(Dataset records)
## start
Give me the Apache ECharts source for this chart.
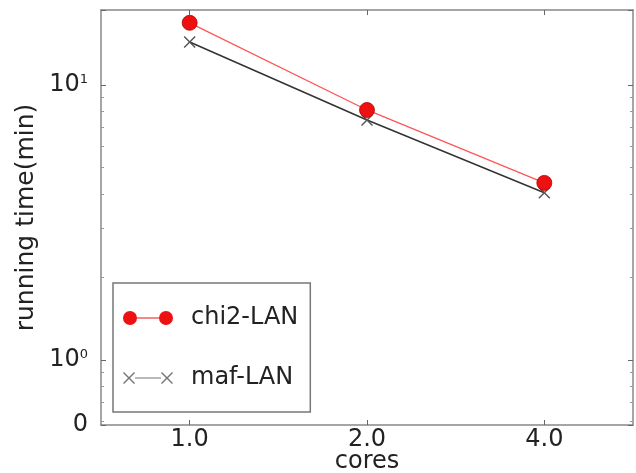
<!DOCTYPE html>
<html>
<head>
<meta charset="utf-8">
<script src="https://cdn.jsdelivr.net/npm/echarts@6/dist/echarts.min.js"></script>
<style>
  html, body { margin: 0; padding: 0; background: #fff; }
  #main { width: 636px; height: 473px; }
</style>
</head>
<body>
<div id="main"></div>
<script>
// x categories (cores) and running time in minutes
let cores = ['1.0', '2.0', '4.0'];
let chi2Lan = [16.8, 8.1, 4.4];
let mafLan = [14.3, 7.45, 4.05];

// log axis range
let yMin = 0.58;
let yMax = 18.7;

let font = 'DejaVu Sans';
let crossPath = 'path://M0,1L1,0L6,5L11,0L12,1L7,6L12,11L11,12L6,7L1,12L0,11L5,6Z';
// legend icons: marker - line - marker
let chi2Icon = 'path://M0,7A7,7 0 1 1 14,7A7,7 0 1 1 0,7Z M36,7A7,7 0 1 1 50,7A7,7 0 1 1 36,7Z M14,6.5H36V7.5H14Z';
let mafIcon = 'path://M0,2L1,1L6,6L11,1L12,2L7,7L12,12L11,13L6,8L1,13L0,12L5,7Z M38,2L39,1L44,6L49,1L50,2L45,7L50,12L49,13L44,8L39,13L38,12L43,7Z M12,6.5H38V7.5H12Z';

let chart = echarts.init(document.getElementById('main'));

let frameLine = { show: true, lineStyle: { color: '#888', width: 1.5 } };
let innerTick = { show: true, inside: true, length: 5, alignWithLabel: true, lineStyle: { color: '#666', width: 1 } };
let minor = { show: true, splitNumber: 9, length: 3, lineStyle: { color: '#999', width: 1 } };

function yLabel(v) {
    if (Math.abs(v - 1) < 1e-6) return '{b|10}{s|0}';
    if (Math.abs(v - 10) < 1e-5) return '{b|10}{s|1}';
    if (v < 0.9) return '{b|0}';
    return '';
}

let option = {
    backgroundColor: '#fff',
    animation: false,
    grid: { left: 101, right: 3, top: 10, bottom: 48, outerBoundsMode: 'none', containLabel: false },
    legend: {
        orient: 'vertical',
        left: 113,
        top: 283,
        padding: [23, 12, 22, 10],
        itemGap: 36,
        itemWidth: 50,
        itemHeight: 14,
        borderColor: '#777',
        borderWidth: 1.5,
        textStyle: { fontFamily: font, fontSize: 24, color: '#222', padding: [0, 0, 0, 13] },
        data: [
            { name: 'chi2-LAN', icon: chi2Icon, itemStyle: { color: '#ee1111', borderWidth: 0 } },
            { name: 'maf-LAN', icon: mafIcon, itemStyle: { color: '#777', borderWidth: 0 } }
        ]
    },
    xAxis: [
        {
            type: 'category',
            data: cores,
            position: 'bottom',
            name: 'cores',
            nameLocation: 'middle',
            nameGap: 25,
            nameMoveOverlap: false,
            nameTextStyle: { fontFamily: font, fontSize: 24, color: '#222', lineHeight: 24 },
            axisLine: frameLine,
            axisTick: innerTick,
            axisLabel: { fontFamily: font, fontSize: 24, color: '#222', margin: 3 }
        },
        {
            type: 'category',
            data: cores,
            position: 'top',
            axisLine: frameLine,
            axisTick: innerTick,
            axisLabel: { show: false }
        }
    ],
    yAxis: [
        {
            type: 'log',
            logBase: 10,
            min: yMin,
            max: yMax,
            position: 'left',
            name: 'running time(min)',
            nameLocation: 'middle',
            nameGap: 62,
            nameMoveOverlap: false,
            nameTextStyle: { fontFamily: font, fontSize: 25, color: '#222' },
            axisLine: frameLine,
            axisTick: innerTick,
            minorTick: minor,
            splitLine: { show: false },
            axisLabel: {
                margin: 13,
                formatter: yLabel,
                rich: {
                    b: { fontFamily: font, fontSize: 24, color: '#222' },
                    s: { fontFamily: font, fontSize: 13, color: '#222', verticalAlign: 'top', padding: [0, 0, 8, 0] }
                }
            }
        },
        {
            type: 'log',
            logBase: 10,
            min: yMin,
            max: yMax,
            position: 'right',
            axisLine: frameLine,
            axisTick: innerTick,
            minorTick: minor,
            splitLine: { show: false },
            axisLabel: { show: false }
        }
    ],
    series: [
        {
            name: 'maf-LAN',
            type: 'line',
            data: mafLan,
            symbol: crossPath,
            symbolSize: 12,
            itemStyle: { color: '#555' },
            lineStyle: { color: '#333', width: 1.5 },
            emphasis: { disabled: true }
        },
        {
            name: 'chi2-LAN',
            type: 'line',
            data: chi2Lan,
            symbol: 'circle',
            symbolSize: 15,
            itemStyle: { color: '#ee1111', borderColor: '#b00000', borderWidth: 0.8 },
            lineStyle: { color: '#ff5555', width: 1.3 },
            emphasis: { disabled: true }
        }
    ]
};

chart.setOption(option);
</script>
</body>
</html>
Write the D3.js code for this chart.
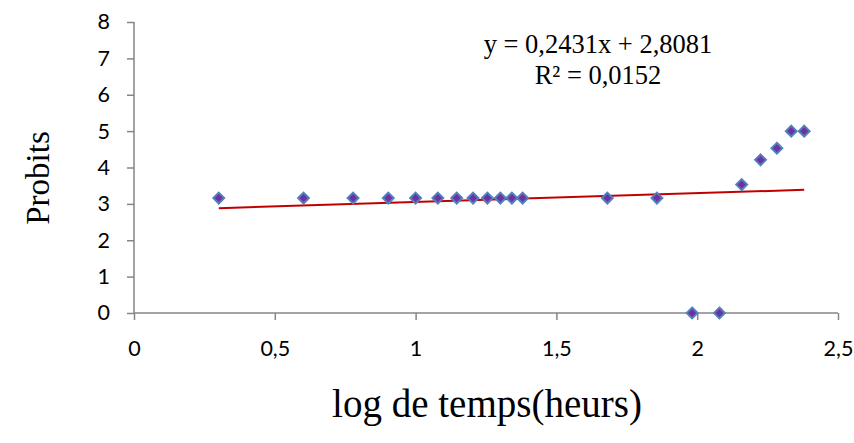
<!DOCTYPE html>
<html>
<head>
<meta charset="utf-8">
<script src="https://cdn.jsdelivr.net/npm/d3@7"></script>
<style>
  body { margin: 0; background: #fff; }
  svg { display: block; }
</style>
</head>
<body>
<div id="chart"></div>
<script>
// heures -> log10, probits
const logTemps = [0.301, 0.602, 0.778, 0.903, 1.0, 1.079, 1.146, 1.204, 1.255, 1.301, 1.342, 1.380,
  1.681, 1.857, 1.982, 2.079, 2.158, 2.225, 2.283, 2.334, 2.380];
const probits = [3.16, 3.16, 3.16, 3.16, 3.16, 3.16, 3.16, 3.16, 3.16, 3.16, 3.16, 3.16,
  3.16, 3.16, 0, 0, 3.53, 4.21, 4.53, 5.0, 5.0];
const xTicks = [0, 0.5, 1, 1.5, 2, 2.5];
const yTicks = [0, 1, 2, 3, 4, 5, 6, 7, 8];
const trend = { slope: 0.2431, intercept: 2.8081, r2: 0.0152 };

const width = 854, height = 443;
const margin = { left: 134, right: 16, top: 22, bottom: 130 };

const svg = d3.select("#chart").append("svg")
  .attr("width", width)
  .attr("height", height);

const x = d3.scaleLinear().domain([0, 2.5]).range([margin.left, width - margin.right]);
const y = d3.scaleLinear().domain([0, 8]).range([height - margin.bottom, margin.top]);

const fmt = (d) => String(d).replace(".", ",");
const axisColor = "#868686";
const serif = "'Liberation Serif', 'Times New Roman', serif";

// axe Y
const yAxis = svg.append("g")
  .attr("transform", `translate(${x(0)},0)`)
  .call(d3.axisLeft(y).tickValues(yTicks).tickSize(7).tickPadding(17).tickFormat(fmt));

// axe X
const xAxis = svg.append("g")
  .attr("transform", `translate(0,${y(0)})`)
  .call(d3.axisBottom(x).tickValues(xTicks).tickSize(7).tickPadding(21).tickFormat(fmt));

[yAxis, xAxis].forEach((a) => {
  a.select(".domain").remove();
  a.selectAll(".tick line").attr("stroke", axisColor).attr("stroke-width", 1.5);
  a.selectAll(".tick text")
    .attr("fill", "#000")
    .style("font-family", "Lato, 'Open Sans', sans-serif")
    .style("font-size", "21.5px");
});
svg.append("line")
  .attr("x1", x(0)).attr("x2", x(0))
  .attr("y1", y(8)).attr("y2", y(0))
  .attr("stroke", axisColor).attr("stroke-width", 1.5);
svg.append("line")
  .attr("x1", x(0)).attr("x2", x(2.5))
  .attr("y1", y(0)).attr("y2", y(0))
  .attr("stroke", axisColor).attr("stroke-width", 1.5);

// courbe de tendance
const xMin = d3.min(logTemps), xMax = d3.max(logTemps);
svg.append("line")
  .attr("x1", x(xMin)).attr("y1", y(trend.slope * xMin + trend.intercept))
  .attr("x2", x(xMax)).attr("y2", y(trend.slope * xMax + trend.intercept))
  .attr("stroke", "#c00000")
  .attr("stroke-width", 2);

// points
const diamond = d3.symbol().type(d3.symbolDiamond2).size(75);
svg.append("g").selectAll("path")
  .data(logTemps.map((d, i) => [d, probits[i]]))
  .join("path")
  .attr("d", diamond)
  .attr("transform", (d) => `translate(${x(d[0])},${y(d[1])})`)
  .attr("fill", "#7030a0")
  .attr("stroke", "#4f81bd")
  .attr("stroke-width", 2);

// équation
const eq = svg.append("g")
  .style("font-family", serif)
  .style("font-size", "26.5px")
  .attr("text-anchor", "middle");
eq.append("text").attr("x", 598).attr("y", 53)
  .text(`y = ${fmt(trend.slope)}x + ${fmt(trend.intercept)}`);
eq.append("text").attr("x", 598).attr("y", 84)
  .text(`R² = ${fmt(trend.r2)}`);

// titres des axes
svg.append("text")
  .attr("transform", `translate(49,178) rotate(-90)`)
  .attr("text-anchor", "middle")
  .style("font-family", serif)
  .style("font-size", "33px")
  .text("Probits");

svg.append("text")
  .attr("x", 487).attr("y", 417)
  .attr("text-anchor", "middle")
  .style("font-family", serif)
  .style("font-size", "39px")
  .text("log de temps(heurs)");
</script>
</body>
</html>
## end
(Instructions for the task) Reproduce exactly the run of lines that opens the listing and closes with the line holding "let chart = echarts.init(document.getElementById('main'));". Pictures are excluded.

(Written response)
Give me the Apache ECharts source for this chart.
<!DOCTYPE html>
<html>
<head>
<meta charset="utf-8">
<script src="https://cdn.jsdelivr.net/npm/echarts@6/dist/echarts.min.js"></script>
<style>
  html, body { margin: 0; padding: 0; background: #fff; }
  #main { width: 636px; height: 473px; }
</style>
</head>
<body>
<div id="main"></div>
<script>
// x categories (cores) and running time in minutes
let cores = ['1.0', '2.0', '4.0'];
let chi2Lan = [16.8, 8.1, 4.4];
let mafLan = [14.3, 7.45, 4.05];

// log axis range
let yMin = 0.58;
let yMax = 18.7;

let font = 'DejaVu Sans';
let crossPath = 'path://M0,1L1,0L6,5L11,0L12,1L7,6L12,11L11,12L6,7L1,12L0,11L5,6Z';
// legend icons: marker - line - marker
let chi2Icon = 'path://M0,7A7,7 0 1 1 14,7A7,7 0 1 1 0,7Z M36,7A7,7 0 1 1 50,7A7,7 0 1 1 36,7Z M14,6.5H36V7.5H14Z';
let mafIcon = 'path://M0,2L1,1L6,6L11,1L12,2L7,7L12,12L11,13L6,8L1,13L0,12L5,7Z M38,2L39,1L44,6L49,1L50,2L45,7L50,12L49,13L44,8L39,13L38,12L43,7Z M12,6.5H38V7.5H12Z';

let chart = echarts.init(document.getElementById('main'));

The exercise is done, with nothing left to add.